No vitriol, no complaints, no questions, no comments, concerns, input, or ideas! Okay, okay. This was weird and when things get weird, I really get to thinking: If parents don't seem to be particularly keen on reading and responding to report cards and teachers (at least many in our district) don't find our version of this document a valuable reflection of the educational targets we set for the students in our classes, what the heck are we spending hours every trimester to get these things done (including numerical scores, narrative comments, rubrics, collating, copying, filing, folding, getting the blasted things to print without one side being upside down...)?

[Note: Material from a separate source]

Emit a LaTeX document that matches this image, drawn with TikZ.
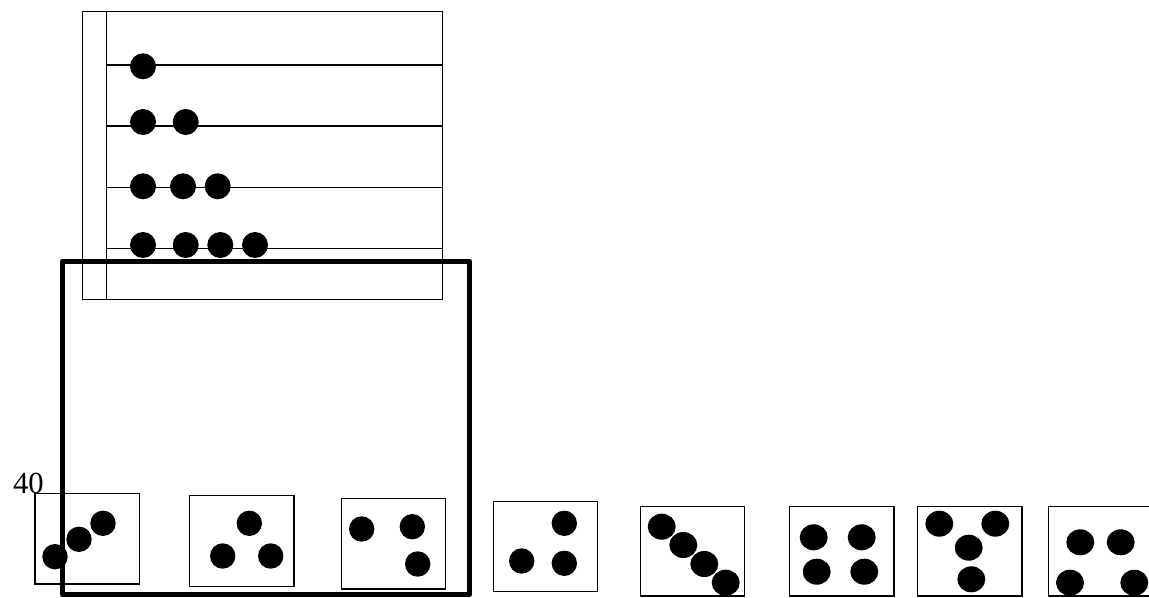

But before you, dear reader, get out your pitchfork and join the angry mob I invent in my mind every time I go out on a limb, remember that it doesn't take a piece of paper with an alphabet soup of standards coded on it (even one that is CCSS-aligned!) for teachers to know what works and doesn't work with our students. Any time you have ever said, "Yikes, that didn't work" or "Okay, so this kiddo needs X instead of Y" you're assessing and, to my mind, that is the most valuable form of doing so. It is tailoring teaching to the needs of the student in a moment, a series of which is more than likely on the charted course of learning needs that student is going to have for a good chunk of your working relationship with her/him. As we all know very well, those needs aren't always neatly identified by a code. Sure, sometimes they are, but what of the times they aren't? And what of the times when how we report doesn't reflect all that we are accomplishing? And what if our efforts to report--however we feel about them--are being lobbed into space to float around (for whatever reason) and that communication loop never re-addressed or even closed? Is this a problem that only I have?

It can't be.

So what is the balance? Who cares about formal and standardized assessments like report cards? Hey, why do we do them? What do parents want to know about their children as learners? What are we missing?

Then it occurred to me. The way we personalize learning experiences for students in our district should be reflected in personalized assessment plans for them and their parents. After all, what value does a report card have to anyone if it isn't something that actually does what it's talking about and reports on things that we care about as a teaching and learning team? Parent A might want numbers, maybe a few comments. Parent B might really only be concerned with the social side and has identified a narrative with key examples as a way to help their child succeed. Parent C might want comments for ELA and numbers for math. Parents D-Q might be happy with an email alert if things start looking dicey and a conference at the end of each trimester. Parents R-W might never tell you what would help them and Parents X-z are probably still looking for last year's report card. I'm not bothered, though, because they are all getting what they need and what they asked for and I'm doing record-keeping that is focused and relevant.

I stumbled upon this listicle by Mike Barnes over at Brilliant or Insane and it got me thinking even more about the conversations we should be having with parents--from both sides of the table. I feel like I need a customer service vest with a pin on it that says, "Ask me! I'm here to help" because the only way we're ever going to know how our kids--and I do mean our--are doing is if we talk and use documents or strategies that are useful to a plan of action for everyone involved.

Does any of this ring true for you? How does your district do things? How do YOU do things at report card time? Do you feel like it's time well-spent? How do you engage parents at report card time? What advice do you have for me?